I have written on here before about the Gillette Super Speed razors, but mainly the Flare Tip version that was available from 1954 to 1966 and its short lived Red Tip (aggressive) and Blue Tip (mild) derivatives that were available from 1955 to 1959. These are excellent razors with Twist to Open (TTO) mechanisms and they are part of the bedrock of the real shaving movement today.
However they were preceded by a model which is known as the 1940s Super Speed. This was made in small quantities during World War 2, from 1942 to 1945 and production was ramped up in 1946 and kept going till 1954. Interestingly this was one of the razors that saw the introduction of date codes, stamped on the bottom of the razor head, from the third quarter of 1950. These codes run from 1 to 4 for the quarter of production and have a letter for the year. 1950 was V, 1951 was W and 1952 was X, which is of interest to me because an X3 Gillette razor would be my birth razor.
There were two anomalies of 1940s Super Speed production. The first was that when they replaced the standard nickel plating with gold plating they renamed the razor. It became the Milord. The second was the effects of the Korean war. This used up immense quantities of brass for making artillery shells, to such an extent that there was a strategic shortage of brass in 1951 and 1952 which was the worst that America had ever seen.
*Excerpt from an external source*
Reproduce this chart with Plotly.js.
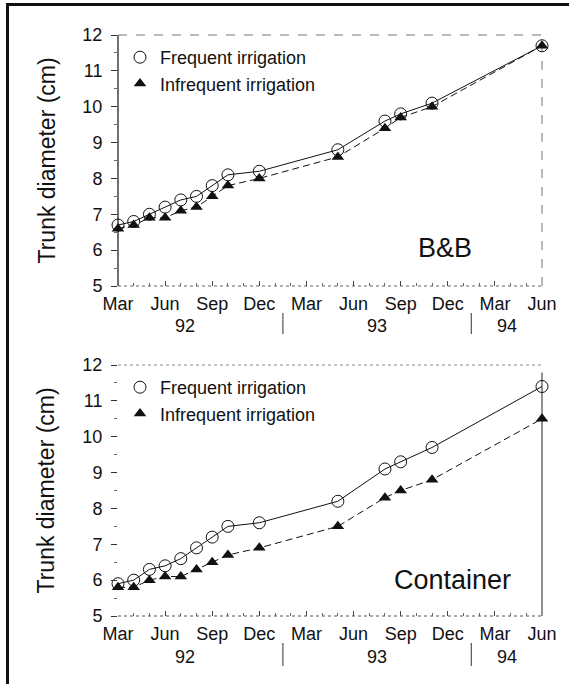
<!DOCTYPE html>
<html>
<head>
<meta charset="utf-8">
<script src="https://cdn.plot.ly/plotly-3.0.1.min.js"></script>
<style>
  html, body { margin: 0; padding: 0; background: #fff; }
  #chart { width: 569px; height: 684px; position: relative; }
  .frameTop { position: absolute; left: 6px; top: 3px; width: 563px; height: 3px; background: #111; z-index: 5; }
  .frameLeft { position: absolute; left: 6px; top: 3px; width: 3px; height: 681px; background: #111; z-index: 5; }
</style>
</head>
<body>
<div id="chart"></div>
<div class="frameTop"></div>
<div class="frameLeft"></div>
<script>
// Months elapsed since March 1992
const months = [0, 1, 2, 3, 4, 5, 6, 7, 9, 14, 17, 18, 20, 27];

// B&B panel
const bbFrequent   = [6.7, 6.8, 7.0, 7.2, 7.4, 7.5, 7.8, 8.1, 8.2, 8.8, 9.6, 9.8, 10.1, 11.7];
const bbInfrequent = [6.6, 6.7, 6.9, 6.9, 7.1, 7.2, 7.5, 7.8, 8.0, 8.6, 9.4, 9.7, 10.0, 11.7];

// Container panel
const ctFrequent   = [5.9, 6.0, 6.3, 6.4, 6.6, 6.9, 7.2, 7.5, 7.6, 8.2, 9.1, 9.3, 9.7, 11.4];
const ctInfrequent = [5.8, 5.8, 6.0, 6.1, 6.1, 6.3, 6.5, 6.7, 6.9, 7.5, 8.3, 8.5, 8.8, 10.5];

// Axis labels
const monthTickVals = [0, 3, 6, 9, 12, 15, 18, 21, 24, 27];
const monthTickText = ['Mar', 'Jun', 'Sep', 'Dec', 'Mar', 'Jun', 'Sep', 'Dec', 'Mar', 'Jun'];
const yearLabels = ['92', '93', '94'];
const yearCenters = [4.25, 16.5, 24.75];
const yearBreaks = [10.5, 22.5];
const seriesNames = ['Frequent irrigation', 'Infrequent irrigation'];
const panelNames = ['B&B', 'Container'];

const FONT = 'Liberation Sans, Arial, Helvetica, sans-serif';

const circleMarker = { symbol: 'circle-open', size: 12, color: '#111', line: { width: 1, color: '#111' } };
const triMarker = { symbol: 'triangle-up', size: 11, color: '#111', line: { width: 0 } };

function lineTrace(x, y, xa, ya, dashed) {
  return {
    x: x, y: y, xaxis: xa, yaxis: ya, type: 'scatter', mode: 'lines+markers',
    showlegend: false, cliponaxis: false,
    line: { color: '#111', width: 1, dash: dashed ? '7px,4px' : 'solid' },
    marker: dashed ? triMarker : circleMarker
  };
}
function legendTrace(name, dashed, legendId) {
  return {
    x: [null], y: [null], type: 'scatter', mode: 'markers', name: name,
    legend: legendId, showlegend: true,
    marker: dashed ? triMarker : circleMarker
  };
}

const data = [
  lineTrace(months, bbInfrequent, 'x', 'y', true),
  lineTrace(months, bbFrequent, 'x', 'y', false),
  lineTrace(months, ctInfrequent, 'x2', 'y2', true),
  lineTrace(months, ctFrequent, 'x2', 'y2', false),
  legendTrace(seriesNames[0], false, 'legend'),
  legendTrace(seriesNames[1], true, 'legend'),
  legendTrace(seriesNames[0], false, 'legend2'),
  legendTrace(seriesNames[1], true, 'legend2')
];

const xDom = [118 / 569, 542 / 569];
const topDom = [1 - 286 / 684, 1 - 35 / 684];
const botDom = [1 - 616 / 684, 1 - 365 / 684];

function xAxis(dom, anchor) {
  return {
    domain: dom, anchor: anchor, range: [0, 27], showgrid: false, zeroline: false, showline: false,
    tickmode: 'array', tickvals: monthTickVals, ticktext: monthTickText,
    ticks: 'inside', ticklen: 5, tickcolor: '#444', tickwidth: 1, ticklabelstandoff: 5,
    minor: { dtick: 1, tick0: 0, ticks: 'inside', ticklen: 3, tickcolor: '#666', showgrid: false },
    tickfont: { family: FONT, size: 18, color: '#111' }, fixedrange: true
  };
}
function yAxis(dom, anchor) {
  return {
    domain: dom, anchor: anchor, range: [5, 12], showgrid: false, zeroline: false, showline: false,
    tickmode: 'linear', tick0: 5, dtick: 1,
    ticks: 'outside', ticklen: 6, tickcolor: '#333', tickwidth: 1, ticklabelstandoff: 5,
    minor: { dtick: 0.5, tick0: 5, ticks: 'outside', ticklen: 3, tickcolor: '#666', showgrid: false },
    tickfont: { family: FONT, size: 18, color: '#111' }, fixedrange: true
  };
}

function seg(xref, yref, x0, y0, x1, y1, color, dash, width) {
  return { type: 'line', xref: xref, yref: yref, x0: x0, y0: y0, x1: x1, y1: y1,
           line: { color: color, width: width || 1, dash: dash }, layer: 'below' };
}

const shapes = [
  // top panel frame
  seg('x domain', 'y domain', 0, 0, 0, 1, '#111', 'solid', 1.2),
  seg('x domain', 'y domain', 0, 0, 1, 0, '#666', 'dot'),
  seg('x domain', 'y domain', 0, 1, 1, 1, '#777', 'dash'),
  seg('x domain', 'y domain', 1, 0, 1, 1, '#777', 'dash'),
  // bottom panel frame
  seg('x2 domain', 'y2 domain', 0, 0, 1, 0, '#555', 'dot'),
  seg('x2 domain', 'y2 domain', 0, 1, 1, 1, '#888', 'dot'),
  seg('x2 domain', 'y2 domain', 1, 0, 1, 0.97, '#222', 'solid')
];
// year separators
yearBreaks.forEach(function (b) {
  shapes.push(seg('x', 'paper', b, 1 - 334 / 684, b, 1 - 313 / 684, '#555', 'solid', 1.2));
  shapes.push(seg('x2', 'paper', b, 1 - 666 / 684, b, 1 - 643 / 684, '#555', 'solid', 1.2));
});

const annotations = [];
yearLabels.forEach(function (t, i) {
  annotations.push({ text: t, xref: 'x', yref: 'paper', x: yearCenters[i], y: 1 - 326 / 684,
    showarrow: false, xanchor: 'center', yanchor: 'middle', font: { family: FONT, size: 18, color: '#111' } });
  annotations.push({ text: t, xref: 'x2', yref: 'paper', x: yearCenters[i], y: 1 - 657 / 684,
    showarrow: false, xanchor: 'center', yanchor: 'middle', font: { family: FONT, size: 18, color: '#111' } });
});
annotations.push({ text: 'Trunk diameter (cm)', xref: 'paper', yref: 'paper', x: 46 / 569, y: (topDom[0] + topDom[1]) / 2,
  textangle: -90, showarrow: false, xanchor: 'center', yanchor: 'middle', font: { family: FONT, size: 23, color: '#111' } });
annotations.push({ text: 'Trunk diameter (cm)', xref: 'paper', yref: 'paper', x: 46 / 569, y: (botDom[0] + botDom[1]) / 2,
  textangle: -90, showarrow: false, xanchor: 'center', yanchor: 'middle', font: { family: FONT, size: 23, color: '#111' } });
annotations.push({ text: panelNames[0], xref: 'paper', yref: 'paper', x: 445 / 569, y: 1 - 248 / 684,
  showarrow: false, xanchor: 'center', yanchor: 'middle', font: { family: FONT, size: 27, color: '#111' } });
annotations.push({ text: panelNames[1], xref: 'paper', yref: 'paper', x: 452 / 569, y: 1 - 580 / 684,
  showarrow: false, xanchor: 'center', yanchor: 'middle', font: { family: FONT, size: 27, color: '#111' } });

function legendCfg(topPx) {
  return { x: 120 / 569, y: 1 - topPx / 684, xanchor: 'left', yanchor: 'top', bgcolor: 'rgba(0,0,0,0)',
    borderwidth: 0, itemwidth: 30, tracegroupgap: 0,
    font: { family: FONT, size: 18, color: '#111' } };
}

const layout = {
  width: 569, height: 684,
  margin: { l: 0, r: 0, t: 0, b: 0, pad: 0 },
  paper_bgcolor: '#fff', plot_bgcolor: 'rgba(0,0,0,0)',
  showlegend: true,
  xaxis: xAxis(xDom, 'y'),
  yaxis: yAxis(topDom, 'x'),
  xaxis2: xAxis(xDom, 'y2'),
  yaxis2: yAxis(botDom, 'x2'),
  legend: legendCfg(39),
  legend2: legendCfg(369),
  shapes: shapes,
  annotations: annotations
};

Plotly.newPlot('chart', data, layout, { displayModeBar: false, staticPlot: true });
</script>
</body>
</html>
This hit Gillette especially as their razors were mostly nickel plated brass, so they were forced to adapt to the circumstances.
This is what led to the Black Tip Super Speed, which was only made for these two years. It was made with either a steel handle (the only steel handled razor that Gillette ever made in the USA) or an aluminium handle. On both of these versions the TTO knob at the bottom of the handle was made from black plastic (unlike the later Red Tip and Blue Tip models which had painted metal TTO knobs).
Despite their comparative rarity, interesting history and the fact that they are one of the best shavers Gillette ever made these razors still sell for comparatively low prices. They just aren’t in fashion, which suited me down to the ground when I went hunting for my X3 birth razor Black Tip on eBay. The one I found is a steel handled version in immaculate, almost unused, condition and it cost me just $7.99 (£4.93) and like most of my vintage Gillettes it crossed the Atlantic in a jiffy bag.
B2 Super Speed Red Tip 1956
J4 Super Speed Flare Tip 1964
C1 Super Speed Blue Tip 1957
No code Milord
No code 1940s Super Speed
X3 Super Speed Black Tip 1952
Both the “no code” razors have a notched centre bar so are 1948 or later.